◆ **Exercise prompt**
Reproduce the listing below character for character; drop every image.

● ● ●

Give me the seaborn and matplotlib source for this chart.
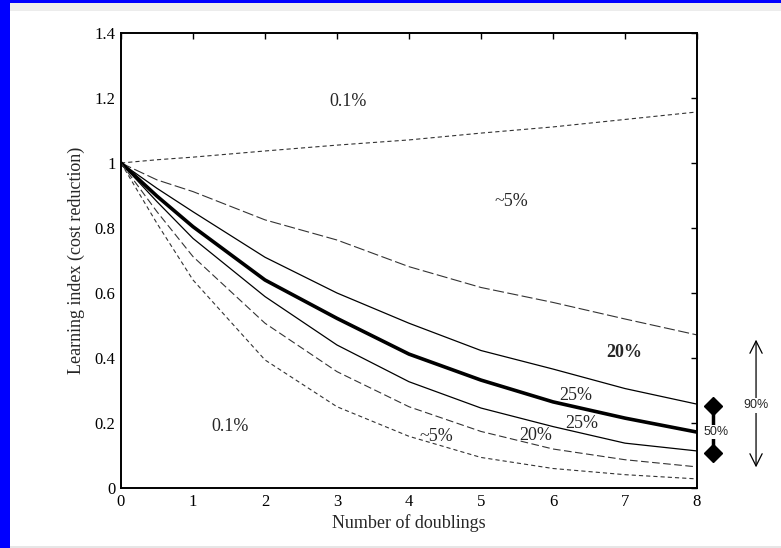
import numpy as np
import pandas as pd
import seaborn as sns
import matplotlib
matplotlib.use("agg")
import matplotlib.pyplot as plt
from matplotlib.patches import Rectangle

# data (learning index vs number of doublings)
doublings = [0, 0.5, 1, 2, 3, 4, 5, 6, 7, 8]
upper_01 = [1.0, 1.010, 1.018, 1.037, 1.055, 1.071, 1.092, 1.111, 1.134, 1.157]
upper_5 = [1.0, 0.948, 0.912, 0.825, 0.763, 0.681, 0.617, 0.571, 0.520, 0.471]
upper_25 = [1.0, 0.922, 0.850, 0.710, 0.600, 0.507, 0.423, 0.366, 0.306, 0.258]
median = [1.0, 0.898, 0.804, 0.640, 0.522, 0.412, 0.332, 0.265, 0.215, 0.172]
lower_25 = [1.0, 0.881, 0.768, 0.589, 0.440, 0.327, 0.246, 0.189, 0.138, 0.114]
lower_5 = [1.0, 0.850, 0.712, 0.507, 0.358, 0.250, 0.174, 0.120, 0.087, 0.065]
lower_01 = [1.0, 0.814, 0.640, 0.394, 0.250, 0.159, 0.094, 0.060, 0.041, 0.028]

labels = ["0.1%", "~5%", "20%", "25%", "25%", "20%", "~5%", "0.1%"]
label_x = [3.15, 5.42, 6.99, 6.32, 6.40, 5.76, 4.38, 1.51]
label_y = [1.19, 0.883, 0.418, 0.286, 0.197, 0.163, 0.157, 0.188]

band50 = [0.108, 0.252]
band90 = [0.055, 0.465]

sns.set_style("white")
plt.rcParams['font.family'] = ['Liberation Serif', 'DejaVu Serif']
plt.rcParams['font.size'] = 12
plt.rcParams['lines.scale_dashes'] = False

fig = plt.figure(figsize=(7.81, 5.48), dpi=100)
fig.patch.set_facecolor('white')
# frame of the original slide
fig.patches.append(Rectangle((0, 1 - 11 / 548), 1, 11 / 548, transform=fig.transFigure,
                             facecolor='#ececec', edgecolor='none', zorder=0))
fig.patches.append(Rectangle((0, 1 - 3 / 548), 1, 3 / 548, transform=fig.transFigure,
                             facecolor='#0000ff', edgecolor='none', zorder=1))
fig.patches.append(Rectangle((0, 0), 10 / 781, 1, transform=fig.transFigure,
                             facecolor='#0000ff', edgecolor='none', zorder=1))
fig.patches.append(Rectangle((10 / 781, 0), 1, 2 / 548, transform=fig.transFigure,
                             facecolor='#e6e6e6', edgecolor='none', zorder=0))

ax = fig.add_axes([121 / 781, 1 - 488 / 548, 576 / 781, 455 / 548])

curves = [
    (upper_01, '#333333', 0.8, [3, 2.2]),
    (upper_5, '#333333', 0.8, [8, 2.5]),
    (upper_25, 'black', 0.9, None),
    (median, 'black', 2.6, None),
    (lower_25, 'black', 0.9, None),
    (lower_5, '#333333', 0.8, [5.5, 2.5]),
    (lower_01, '#333333', 0.8, [3, 2.2]),
]
for vals, c, lw, dash in curves:
    sns.lineplot(x=doublings, y=vals, ax=ax, color=c, linewidth=lw)
    if dash is not None:
        ax.lines[-1].set_dashes(dash)

for t, x, y in zip(labels, label_x, label_y):
    w = 'bold' if (t == '20%' and y > 0.3) else 'normal'
    ax.text(x, y, t, ha='center', va='center', fontsize=13, fontweight=w)

# 50% and 90% range markers outside the plot
ax.plot([8.22, 8.22], band50, color='black', lw=2.5, marker='D', markersize=9.5,
        clip_on=False)
ax.text(8.27, 0.172, '50%', ha='center', va='center', fontsize=9,
        family=['Liberation Sans', 'DejaVu Sans'],
        bbox=dict(facecolor='white', edgecolor='none', pad=0.5))
ax.annotate('', xy=(8.82, band90[1]), xytext=(8.82, band90[0]),
            xycoords='data', annotation_clip=False,
            arrowprops=dict(arrowstyle='<->', color='black', lw=0.9,
                            mutation_scale=22))
ax.text(8.82, 0.255, '90%', ha='center', va='center', fontsize=9,
        family=['Liberation Sans', 'DejaVu Sans'],
        bbox=dict(facecolor='white', edgecolor='none', pad=1))

ax.set_xlim(0, 8)
ax.set_ylim(0, 1.4)
ax.set_xticks(range(0, 9))
ax.set_yticks([0, 0.2, 0.4, 0.6, 0.8, 1.0, 1.2, 1.4])
ax.set_yticklabels(['0', '0.2', '0.4', '0.6', '0.8', '1', '1.2', '1.4'])
ax.tick_params(direction='in', length=4, width=1, top=True, right=True,
               labelsize=12, pad=4, colors='black')
for s in ax.spines.values():
    s.set_color('black')
    s.set_linewidth(1.4)
ax.set_xlabel('Number of doublings', fontsize=13, labelpad=3)
ax.set_ylabel('Learning index (cost reduction)', fontsize=13, labelpad=7)

plt.savefig('out.png', dpi=100, facecolor=fig.get_facecolor())
plt.close()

● ● ●

◆ **Output for this exercise**
Give me the seaborn and matplotlib source for this chart.
import numpy as np
import pandas as pd
import seaborn as sns
import matplotlib
matplotlib.use("agg")
import matplotlib.pyplot as plt
from matplotlib.patches import Rectangle

# data (learning index vs number of doublings)
doublings = [0, 0.5, 1, 2, 3, 4, 5, 6, 7, 8]
upper_01 = [1.0, 1.010, 1.018, 1.037, 1.055, 1.071, 1.092, 1.111, 1.134, 1.157]
upper_5 = [1.0, 0.948, 0.912, 0.825, 0.763, 0.681, 0.617, 0.571, 0.520, 0.471]
upper_25 = [1.0, 0.922, 0.850, 0.710, 0.600, 0.507, 0.423, 0.366, 0.306, 0.258]
median = [1.0, 0.898, 0.804, 0.640, 0.522, 0.412, 0.332, 0.265, 0.215, 0.172]
lower_25 = [1.0, 0.881, 0.768, 0.589, 0.440, 0.327, 0.246, 0.189, 0.138, 0.114]
lower_5 = [1.0, 0.850, 0.712, 0.507, 0.358, 0.250, 0.174, 0.120, 0.087, 0.065]
lower_01 = [1.0, 0.814, 0.640, 0.394, 0.250, 0.159, 0.094, 0.060, 0.041, 0.028]

labels = ["0.1%", "~5%", "20%", "25%", "25%", "20%", "~5%", "0.1%"]
label_x = [3.15, 5.42, 6.99, 6.32, 6.40, 5.76, 4.38, 1.51]
label_y = [1.19, 0.883, 0.418, 0.286, 0.197, 0.163, 0.157, 0.188]

band50 = [0.108, 0.252]
band90 = [0.055, 0.465]

sns.set_style("white")
plt.rcParams['font.family'] = ['Liberation Serif', 'DejaVu Serif']
plt.rcParams['font.size'] = 12
plt.rcParams['lines.scale_dashes'] = False

fig = plt.figure(figsize=(7.81, 5.48), dpi=100)
fig.patch.set_facecolor('white')
# frame of the original slide
fig.patches.append(Rectangle((0, 1 - 11 / 548), 1, 11 / 548, transform=fig.transFigure,
                             facecolor='#ececec', edgecolor='none', zorder=0))
fig.patches.append(Rectangle((0, 1 - 3 / 548), 1, 3 / 548, transform=fig.transFigure,
                             facecolor='#0000ff', edgecolor='none', zorder=1))
fig.patches.append(Rectangle((0, 0), 10 / 781, 1, transform=fig.transFigure,
                             facecolor='#0000ff', edgecolor='none', zorder=1))
fig.patches.append(Rectangle((10 / 781, 0), 1, 2 / 548, transform=fig.transFigure,
                             facecolor='#e6e6e6', edgecolor='none', zorder=0))

ax = fig.add_axes([121 / 781, 1 - 488 / 548, 576 / 781, 455 / 548])

curves = [
    (upper_01, '#333333', 0.8, [3, 2.2]),
    (upper_5, '#333333', 0.8, [8, 2.5]),
    (upper_25, 'black', 0.9, None),
    (median, 'black', 2.6, None),
    (lower_25, 'black', 0.9, None),
    (lower_5, '#333333', 0.8, [5.5, 2.5]),
    (lower_01, '#333333', 0.8, [3, 2.2]),
]
for vals, c, lw, dash in curves:
    sns.lineplot(x=doublings, y=vals, ax=ax, color=c, linewidth=lw)
    if dash is not None:
        ax.lines[-1].set_dashes(dash)

for t, x, y in zip(labels, label_x, label_y):
    w = 'bold' if (t == '20%' and y > 0.3) else 'normal'
    ax.text(x, y, t, ha='center', va='center', fontsize=13, fontweight=w)

# 50% and 90% range markers outside the plot
ax.plot([8.22, 8.22], band50, color='black', lw=2.5, marker='D', markersize=9.5,
        clip_on=False)
ax.text(8.27, 0.172, '50%', ha='center', va='center', fontsize=9,
        family=['Liberation Sans', 'DejaVu Sans'],
        bbox=dict(facecolor='white', edgecolor='none', pad=0.5))
ax.annotate('', xy=(8.82, band90[1]), xytext=(8.82, band90[0]),
            xycoords='data', annotation_clip=False,
            arrowprops=dict(arrowstyle='<->', color='black', lw=0.9,
                            mutation_scale=22))
ax.text(8.82, 0.255, '90%', ha='center', va='center', fontsize=9,
        family=['Liberation Sans', 'DejaVu Sans'],
        bbox=dict(facecolor='white', edgecolor='none', pad=1))

ax.set_xlim(0, 8)
ax.set_ylim(0, 1.4)
ax.set_xticks(range(0, 9))
ax.set_yticks([0, 0.2, 0.4, 0.6, 0.8, 1.0, 1.2, 1.4])
ax.set_yticklabels(['0', '0.2', '0.4', '0.6', '0.8', '1', '1.2', '1.4'])
ax.tick_params(direction='in', length=4, width=1, top=True, right=True,
               labelsize=12, pad=4, colors='black')
for s in ax.spines.values():
    s.set_color('black')
    s.set_linewidth(1.4)
ax.set_xlabel('Number of doublings', fontsize=13, labelpad=3)
ax.set_ylabel('Learning index (cost reduction)', fontsize=13, labelpad=7)

plt.savefig('out.png', dpi=100, facecolor=fig.get_facecolor())
plt.close()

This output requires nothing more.